Q. I am
Indian, and every so often these days, some of my non-Muslim friends comment
that in countries where Muslims are in the majority, they force other
communities to follow their rules and where they are in the minority, they cry
foul about discrimination against them. My friends believe that the flaw is
with the Islamic belief that it is the most superior religion – in fact the
only true path to God. Indeed the news we hear about the treatment of
minorities in Muslim countries is not encouraging.
Also, some say that even if
not all or most Muslims are terrorists, still most terrorists of today are
Muslims, so they must be deriving their inspiration from somewhere in the
Islamic scripture. In this day and age, it is difficult for me to understand this,
along with the association between religion and state. The Prophet Mohammed (PBUH) was the
final Messenger of God, so why the need to have Islamic kingdoms or states?
A. First
of all, instead of disagreeing with your friends, you agree with what is true:
that as far as we know, those designated as terrorists are indeed Muslims. But
then you ask: do such beliefs come from the religion, or is it from the
geopolitics? And why is it that we allow Christians to say that their religion
should be the main one in Christian majority countries, but not Islam in Muslim
majority countries? What we see now is a culmination of what happened after
1798 when Napoleon's invasion started colonization of the Muslim majority
areas. This was followed by the British doing the same. The Muslims reacted,
and as part of the fight against foreign domination, they resort to religion
vocabulary.
The problem is that the very
colonization that destroyed the Muslim centers of learning took away the power
of the trained scholars, and so today we see doctors and engineers all speaking
for Islam while the trained jurists are relegated to being silent onlookers.
The loudest voices in the Muslim world are not trained jurists, but activists.

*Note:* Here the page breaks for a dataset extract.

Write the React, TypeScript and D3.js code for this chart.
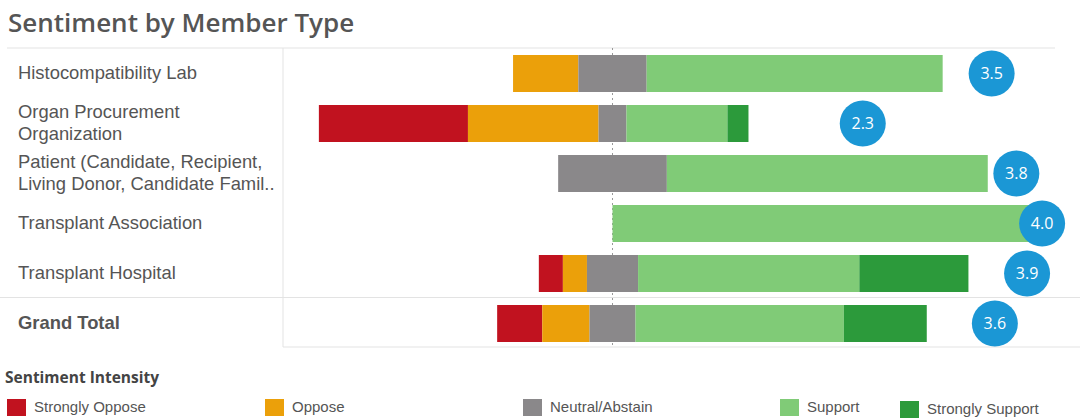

In India you have one, Zakir Naik,
who without any formal training in Islamic Law, has now taken it upon himself
to misrepresent Islam as well as other religions. The modern Islamic state is based on medieval
polity, and most Muslim states have not made the leap from the medieval time to
modernity. If you read Karen Armstrong's "Islam," her chapter on
"The Coming of the West" is amazingly astute, so too, Khalid Abou El Fadl's "The Great
Theft."
Religionists, regardless of their faith,
typically tend to believe that their religion is the only one that provides redemption. The Indonesian scholar Nurcholish Madjid showed that
the Qur’an, when properly understood, is universalistic and accommodating of
other religions, which also lead to salvation. He cited Ibn Rushd
who maintained that all religions were equal, and all were valid paths to God. Nurcholish felt that once tawhid (monotheism) was understood as an inclusive, overarching
concept, within which every religion has a place, there is no scope for any one
religion to claim superiority over another, let alone wage war in defense of
its unique claim to truth. The Egyptian intellectual Nasr
Abu Zaid believed that the idea of Islam as a blend of religion and state is
a modern concept and was absent from the seventh to ninth centuries. He felt
that there must be a clear separation between religion and state in order for
religion to blossom and progress. In the absence of this, creed becomes a
religious and political weapon with which to persecute minorities and those
with differing religious and political views. Furthermore, Abu Zaid believed that
Shari'a law is human law and there is nothing divine about it.